Markets & Finance

Insurers to bear burden of compensating customers

SAM

Insurance Regulatory Authority (IRA) chief executive Sammy Makove. PHOTO | FILE

Insurance customers will stop contributing to the policyholders’ protection fund with underwriters bearing the burden under new rules drafted by the industry regulator.

Insurers will contribute 0.5 per cent of the premiums they collect to the fund used to compensate insured persons in case of collapse of the firm.

Currently, the insured share the burden with the companies with each party contributing 0.25 per cent of the premium.

“Every insurer shall pay a levy equal to half per centum (0.5 per cent), of the gross premium collected every month from life and general insurance business transacted in the month they relate,” read part of the draft insurance regulations 2015 by Insurance Regulatory Authority (IRA).

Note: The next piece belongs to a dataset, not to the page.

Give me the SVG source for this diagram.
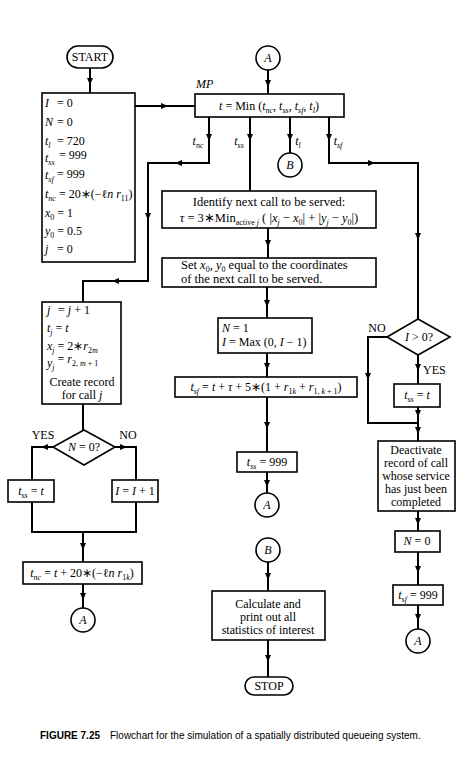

The insured are set to receive a maximum of Sh100,000 refund from the policyholders compensation fund in case a company winds up.

The current scheme means that the compensation from the collapsed company is only half the statutory amount given that the policyholders contribute half of what is awarded back.

The recommendation will see insurers join the league of bankers who solely bear the burden of compensating depositors—to the tune of Sh100,000—in case any of them is declared insolvent.

“This should have been the case from the very beginning because it is not fair to charge policyholders. What does the policyholder got to do with how insurance companies which have gone burst manage their affairs,” asked Isaac Ngaru, managing partner of Ngaru and Associates.

Last year, the industry collected a total of Sh157.8 billion in premiums which would have seen it contribute Sh790 million to the compensation fund, if the proposal applied.

As at end of 2013, the fund had a total of Sh3.1 billion which was a 30 per cent growth from Sh2.4 billion in the previous year. In 2013, the fund received contributions totalling Sh492 million from Sh131 billion collected as premium.

Last year, Treasury secretary Henry Rotich ordered the Compensation Fund for the insured to run two funds to avoid the general and life lines of business eating into each other.

READ: General and life compensation funds for insured now separated

General insurers have been prone to a string of collapses in the local insurance sector.

Since it was set up, the fund has not paid out compensation mainly due to extensions offered for statutory management and the slow judicial process of winding up the underwriters.

Increase in the amount to be set aside by each insurance firm reduces cash available to them for investment purposes.

Insurance companies have two main sources of income, one being the core business of underwriting and the other investments made with cash held before settling claims.